余若琪
摘 要:隨著PBL(Problem-Based Learning)教學模式在醫學院校中的廣泛推行,圖書館作為校內信息資源中心,在支持PBL教學及協助學生學習上起著重要的作用。文章從圖書館空間規劃的角度探討了PBL教學模式下圖書館的空間、設備、服務方面的改變,并針對圖書館未來的空間規劃提出建議。
中圖分類號:G250文獻標識碼:A文章編號:1003-1588(2017)05-0002-03
關鍵詞:醫學院校圖書館;PBL教學;空間規劃
1 PBL教學模式概述
PBL教學法(Problem-Based learning)是以自我指導學習和小組討論為教學形式的一種新的教學模式。它通過在學習中遇到的問題激發學生的求知欲,讓學生通過查閱書籍期刊、網絡檢索及與他人討論等途徑解決問題,并在此過程中實現新舊知識結構的重新整合。自1969年加拿大的麥克馬斯特大學首次把PBL引入醫學教育領域以來,PBL教學法已在世界60多所知名醫學院校得到廣泛的運用[1]。1986年,原上海第二醫科大學和西安醫科大學最早將PBL教學引進我國的醫學教育。20世紀90年代以來,我國引進PBL教學法的高校逐漸增多并被廣泛試行,反響良好[2]。
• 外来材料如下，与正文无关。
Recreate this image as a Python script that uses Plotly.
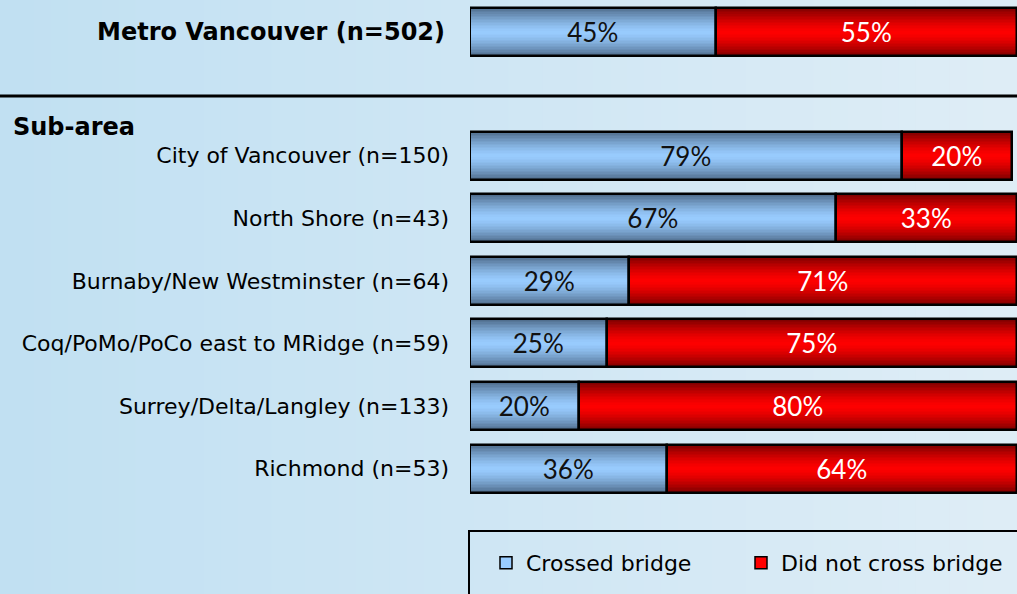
import plotly.graph_objects as go

# ---------------- data ----------------
metro_label = "Metro Vancouver (n=502)"
section_title = "Sub-area"
categories = [
    "City of Vancouver (n=150)",
    "North Shore (n=43)",
    "Burnaby/New Westminster (n=64)",
    "Coq/PoMo/PoCo east to MRidge (n=59)",
    "Surrey/Delta/Langley (n=133)",
    "Richmond (n=53)",
]
metro_crossed = 45
metro_not_crossed = 55
crossed = [79, 67, 29, 25, 20, 36]
not_crossed = [20, 33, 71, 75, 80, 64]
series_names = ["Crossed bridge", "Did not cross bridge"]

# ---------------- layout helpers ----------------
W_PX, H_PX = 1017, 594
GAP = 1.975
positions = [0] + [GAP + i for i in range(len(categories))]
all_crossed = [metro_crossed] + crossed
all_not = [metro_not_crossed] + not_crossed
base_not = all_crossed

BAR_W = 0.767
blue_mid, blue_edge = (153, 204, 255), (80, 110, 142)
red_mid, red_edge = (255, 0, 0), (128, 0, 0)


def lerp(c1, c2, t):
    return "rgb(%d,%d,%d)" % tuple(round(a + (b - a) * t) for a, b in zip(c1, c2))


fig = go.Figure()

N = 16
for k in range(N):
    frac = 1 - k / N
    t = frac ** 1.5
    fig.add_trace(go.Bar(
        x=all_crossed, y=positions, base=[0] * len(positions), orientation="h",
        width=BAR_W * frac, marker=dict(color=lerp(blue_mid, blue_edge, t), line=dict(width=0)),
        showlegend=False, hoverinfo="skip"))
    fig.add_trace(go.Bar(
        x=all_not, y=positions, base=base_not, orientation="h",
        width=BAR_W * frac, marker=dict(color=lerp(red_mid, red_edge, t), line=dict(width=0)),
        showlegend=False, hoverinfo="skip"))

# outlines + labels
fig.add_trace(go.Bar(
    x=all_crossed, y=positions, base=[0] * len(positions), orientation="h", width=BAR_W,
    marker=dict(color="rgba(0,0,0,0)", line=dict(color="black", width=2.5)),
    text=[f"{v}%" for v in all_crossed], textposition="inside", insidetextanchor="middle",
    textangle=0, constraintext="none",
    textfont=dict(family="Lato", size=26, color="#111111"), showlegend=False))
fig.add_trace(go.Bar(
    x=all_not, y=positions, base=base_not, orientation="h", width=BAR_W,
    marker=dict(color="rgba(0,0,0,0)", line=dict(color="black", width=2.5)),
    text=[f"{v}%" for v in all_not], textposition="inside", insidetextanchor="middle",
    textangle=0, constraintext="none",
    textfont=dict(family="Lato", size=26, color="white"), showlegend=False))

# legend entries (one legend each, so they can be placed independently)
fig.add_trace(go.Bar(x=[None], y=[None], orientation="h", name=series_names[0], legend="legend",
                     marker=dict(color="rgb(153,204,255)", line=dict(color="black", width=1.5))))
fig.add_trace(go.Bar(x=[None], y=[None], orientation="h", name=series_names[1], legend="legend2",
                     marker=dict(color="rgb(255,0,0)", line=dict(color="black", width=1.5))))

# background gradient strips
shapes = []
NS = 60
c_left, c_right = (193, 224, 242), (222, 237, 246)
for i in range(NS):
    shapes.append(dict(type="rect", xref="paper", yref="paper",
                       x0=i / NS, x1=(i + 1) / NS + 0.002, y0=0, y1=1,
                       fillcolor=lerp(c_left, c_right, i / (NS - 1)),
                       line=dict(width=0), layer="below"))
# divider line
shapes.append(dict(type="line", xref="paper", yref="paper", x0=0, x1=1,
                   y0=1 - 96 / H_PX, y1=1 - 96 / H_PX, line=dict(color="black", width=3)))
# legend box
shapes.append(dict(type="rect", xref="paper", yref="paper",
                   x0=469 / W_PX, x1=1.01, y0=-0.01, y1=1 - 531 / H_PX,
                   line=dict(color="black", width=2), fillcolor="rgba(0,0,0,0)"))

y_top = -32 / 62.6
y_bot = (H_PX - 32) / 62.6

legend_common = dict(orientation="h", xanchor="left", y=1 - 563 / H_PX,
                     yanchor="middle", bgcolor="rgba(0,0,0,0)", borderwidth=0,
                     font=dict(family="DejaVu Sans", size=22, color="black"))

fig.update_layout(
    width=W_PX, height=H_PX,
    margin=dict(l=0, r=0, t=0, b=0),
    paper_bgcolor="rgb(208,230,243)", plot_bgcolor="rgba(0,0,0,0)",
    barmode="overlay", bargap=0,
    font=dict(family="DejaVu Sans", size=22, color="black"),
    xaxis=dict(domain=[470 / W_PX, 1], range=[0, 100], showgrid=False, zeroline=False,
               showticklabels=False, showline=False, fixedrange=True),
    yaxis=dict(range=[y_bot, y_top], tickvals=positions[1:], ticktext=categories,
               showgrid=False, zeroline=False, showline=False, ticks="",
               ticklabelstandoff=20, automargin=False,
               tickfont=dict(family="DejaVu Sans", size=22, color="black")),
    shapes=shapes,
    showlegend=True,
    legend=dict(x=486 / W_PX, **legend_common),
    legend2=dict(x=741 / W_PX, **legend_common),
    annotations=[
        dict(text=f"<b>{metro_label}</b>", x=447 / W_PX, xref="paper", y=0, yref="y",
             xanchor="right", yanchor="middle", showarrow=False,
             font=dict(family="DejaVu Sans", size=24, color="black")),
        dict(text=f"<b>{section_title}</b>", x=11 / W_PX, xref="paper", y=1 - 127 / H_PX,
             yref="paper", xanchor="left", yanchor="middle", showarrow=False,
             font=dict(family="DejaVu Sans", size=24, color="black")),
    ],
)

fig.write_html("out.html")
由于PBL教學模式是強調查找并利用信息資源來解決各種實際問題的,因此學生需要使用多種不同來源的信息及計算機網絡設備。圖書館作為高校的學習中心和信息資源集散地,對PBL教學的順利開展起著重要作用,其空間規劃也應配合PBL的需求而做出調整。
2 PBL教學模式下醫學院校圖書館的討論與教學空間的規劃
2.1 小組討論室
醫學院校圖書館實施PBL教學模式,經常需要利用小組討論對學習中的問題或臨床案例進行深入的討論。因此,醫學院校的圖書館應規劃專供學生討論用的小組討論室,包括小型討論室和中大型討論室,每一間討論室都應有電源插座與網絡端口,用戶在討論室內能夠檢索網絡資源信息及圖書館的電子圖書、期刊及在線數據庫等。以美國密蘇里大學圖書館的PBL教學為例,圖書館提供設備齊全的PBL小組討論室,所有的PBL教學活動都在討論室中進行并完成[3]。大學圖書館設置的PBL教學小組討論室也會對圖書館的管理造成一些困擾,如:加拿大的埃布爾達大學圖書館就發現,當學生利用小組討論室進行PBL課程時會大聲交談討論,因此影響了正在使用圖書館的其他讀者,雖然圖書館的管理人員盡力協調沖突,但問題一直無法得到妥善解決[4]。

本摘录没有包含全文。